HABER MERKEZİ- Türk-İş ve Hak-İş Genel Merkezlerini ziyaret eden Çalışma ve Sosyal Güvenlik Bakanı Vedat Bilgin yaptığı açıklada “1 Mayıs ancak özgürlüğün olduğu yerde kutlanır. Özgürlüğün olmadığı ülkelerde, kapalı toplumlarda, kapalı rejimlerde 1 Mayıs kutlanmaz. Resmi devlet törenine dönüşür. Burada sivil bir törendir” dedi.

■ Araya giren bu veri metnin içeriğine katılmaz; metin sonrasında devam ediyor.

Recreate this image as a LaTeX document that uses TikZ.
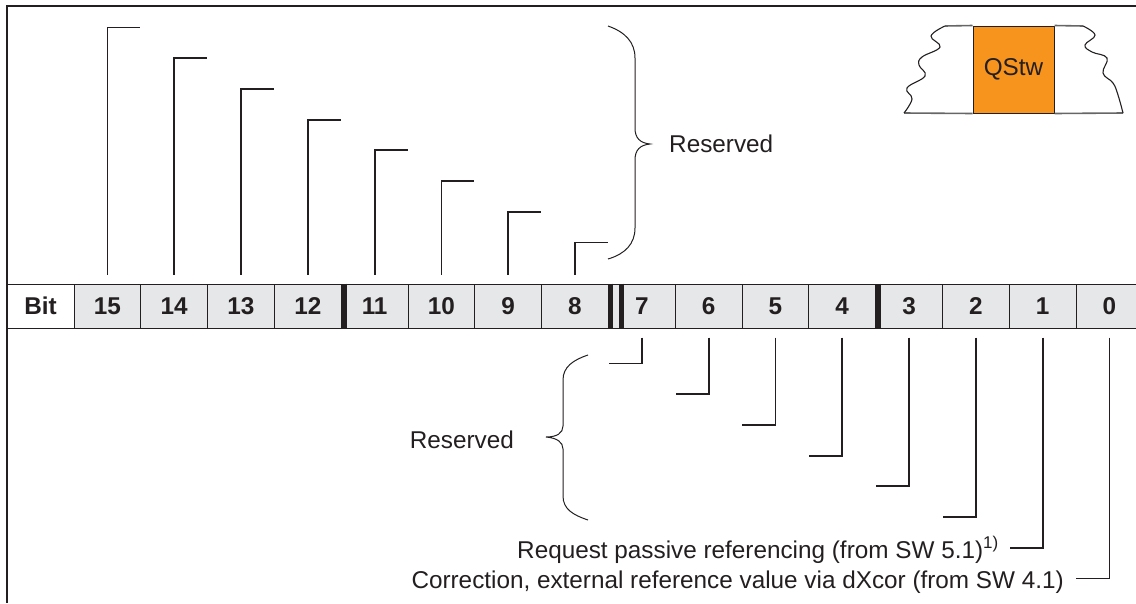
\documentclass[tikz,border=0pt]{standalone}
\usepackage{fontspec}
\setmainfont{Liberation Sans}
\usetikzlibrary{positioning,calc}
\definecolor{cellgray}{HTML}{E6E7E8}
\definecolor{qorange}{HTML}{F7941D}
\definecolor{inkgray}{HTML}{231F20}
\newcommand{\lblfont}{\fontsize{24.3}{28}\selectfont}

\begin{document}
\begin{tikzpicture}[x=1pt, y=-1pt,
    cell/.style={draw=inkgray, fill=cellgray, line width=1pt, inner sep=0pt,
                 minimum width=66.8pt, minimum height=44pt,
                 font=\lblfont\bfseries, text=inkgray},
    lead/.style={draw=inkgray, line width=1.8pt},
    sepbar/.style={draw=inkgray, line width=5pt},
    curly/.style={draw=inkgray, line width=1pt},
    lbl/.style={font=\lblfont, text=inkgray, inner sep=0pt},
    wave/.style={draw=inkgray, line width=1.1pt},
    rim/.style={draw=black!60, line width=1.6pt}
  ]
    \useasboundingbox (0,0) rectangle (1136,603);

    % frame
    \draw[inkgray, line width=1.5pt] (1136,6) -- (7,6) -- (7,603);

    % bit row
    \node[cell, fill=white, minimum width=67pt] (bit) at (40.5,306) {Bit};
    \foreach \b in {15,14,...,0}
      \node[cell] (b\b) at ({107.4+(15-\b)*66.8},306) {\b};

    % separators
    \draw[sepbar] ([xshift=2.5pt]b12.north east) -- ([xshift=2.5pt]b12.south east);
    \draw[sepbar] ([xshift=2pt]b8.north east) -- ([xshift=2pt]b8.south east);
    \draw[sepbar] ([xshift=13pt]b8.north east) -- ([xshift=13pt]b8.south east);
    \draw[sepbar] ([xshift=2.5pt]b4.north east) -- ([xshift=2.5pt]b4.south east);

    % leads up (bits 15..8)
    \foreach \b [count=\k from 0] in {15,14,...,8}
      \draw[lead] ([yshift=9pt]b\b.north) -- ++(0,{-(247-30.7*\k)}) -- ++(33,0);

    % leads down (bits 7..0)
    \foreach \b [count=\k from 0] in {7,6,...,0}
      \draw[lead] ([yshift=-9pt]b\b.south) -- ++(0,{26+30.7*\k}) -- ++(-33,0);

    % braces
    \draw[curly] (608,26) .. controls (625,32) and (635,42) .. (635,58)
      -- (635,128) .. controls (635,138) and (640,143) .. (650,144)
      .. controls (640,145) and (635,150) .. (635,160)
      -- (635,228) .. controls (635,244) and (625,254) .. (608,259);
    \draw[curly] (588,355) .. controls (573,360) and (563,367) .. (563,380)
      -- (563,426) .. controls (563,433) and (557,437) .. (546,437)
      .. controls (557,438) and (563,442) .. (563,449)
      -- (563,496) .. controls (563,509) and (573,515) .. (588,520);

    \node[lbl, anchor=west] (resup) at (669,143.5) {Reserved};
    \node[lbl, anchor=east] (reslow) at (514,440) {Reserved};

    \node[lbl, anchor=base east] (reqpas) at (999,558)
      {Request passive referencing (from SW 5.1)\textsuperscript{1)}};
    \node[lbl, anchor=base east] (corr) at (1064,588)
      {Correction, external reference value via dXcor (from SW 4.1)};

    % QStw icon
    \node[draw=inkgray, fill=qorange, line width=1pt, minimum width=81pt,
          minimum height=87pt, inner sep=0pt, font=\lblfont, text=inkgray]
      (qstw) at (1013.5,69.5) {QStw};
    \draw[rim] (945,26) -- (qstw.north west);
    \draw[rim] (qstw.north east) -- (1083,26);
    \draw[rim] (904,113) -- (qstw.south west);
    \draw[rim] (qstw.south east) -- (1123,113);
    \draw[wave] plot[smooth, tension=0.7] coordinates
      {(945,26) (931,36) (940,47) (922,57) (919,65) (925,76) (907,88) (912,99) (904,113)};
    \draw[wave] plot[smooth, tension=0.7] coordinates
      {(1083,26) (1095,35) (1085,45) (1092,52) (1107,58) (1103,73) (1113,83) (1118,95) (1123,113)};
  \end{tikzpicture}
\end{document}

Türk-İş Başkanı Ergün Atalay’ın örgütlü iş yerlerine “mavi bayrak” verilmesi önerisini desteklediğini söyleyen Bilgin, “Örgütlenmenin özgürce gerçekleşeceği iş yerlerinde işverenlerin de işçilerin de niteliklerini ortaya koyması açısından bir çeşit ‘mavi bayrak’, ‘beyaz bayrak’ örneklerini verdi. Anlamlı bir şey olur, sembolik bir şey olur” ifadelerini kullandı.
ATALAY: SORUNLARI SAYIN BAKANIMIZA İLETTİK
Ergün Atalay ise görüşmede temel sorunları ele aldıklarını, 1 Mayıs’la ilgili taleplerini ve işçilerin isteklerini ilettiklerini söyledi. Atalay “Sorunlarımız var mı? Bir sürü sorunumuz var. KİT’lerin meselesi var, geçici işçi var, sözleşme var. Bu sorunlarla ilgili başlıklarımızı Sayın Bakanımıza ilettik. Sayın Bakanımız bizle ilgili aşağı yukarı 30 senedir bu işin içinde. Genel müdürlük yaptı, hocalığı, mesleği esas işi bu çalışma ile ilgili. Biz çalışanların sorunlarını bu dönem çözemezsek bir daha hiç çözemeyeceğimizi ifade ettim” diye konuştu.
BİLGİN HAK-İŞ’İ ZİYARET ETTİ
Daha sonra Hak-İş Genel Merkezi’ni ziyaret eden Bilgin şu açıklamaları yaptı:
“1 Mayıs demokrasiyle özdeş bir kavramdır çünkü 1 Mayıs aynı zamanda demokrasi mücadelesidir. 8 saat sınırlaması işçilerin, emekçilerin taleplerinin gerçekleştiği bir düzenlemedir. Demokrasinin olmadığı hiçbir ülkede 1 Mayıs’ın anlamı yoktur”
“Sendikalar bir anlamda demokrasinin çatısı altında varlık gösterirler. İşçi hareketleri ise demokrasinin olduğu yerde varlık gösterirler. Aynı zamanda demokrasinin inşa edilmesine katkı yaparlar. Türkiye’nin demokrasisi ancak emekle bütünleştiği zaman gelişir. Bunun bir başka yönü de toplumsal barıştır. Toplumsal barış, emekle sermaye arasında, devletle emek ve sermaye arasında kurulan bir anlayışla, mutabakatla yükselir. Bunu demokrasi içinde gerçekleştirdikçe Türkiye’nin ekonomik gelişmesi de hızlanacaktır. Ekonomik gelişme, sosyal gelişmeden ayrı düşünülemez. Ayrı düşünüldüğü zaman orası ancak bir baskı rejimine dönüşür.”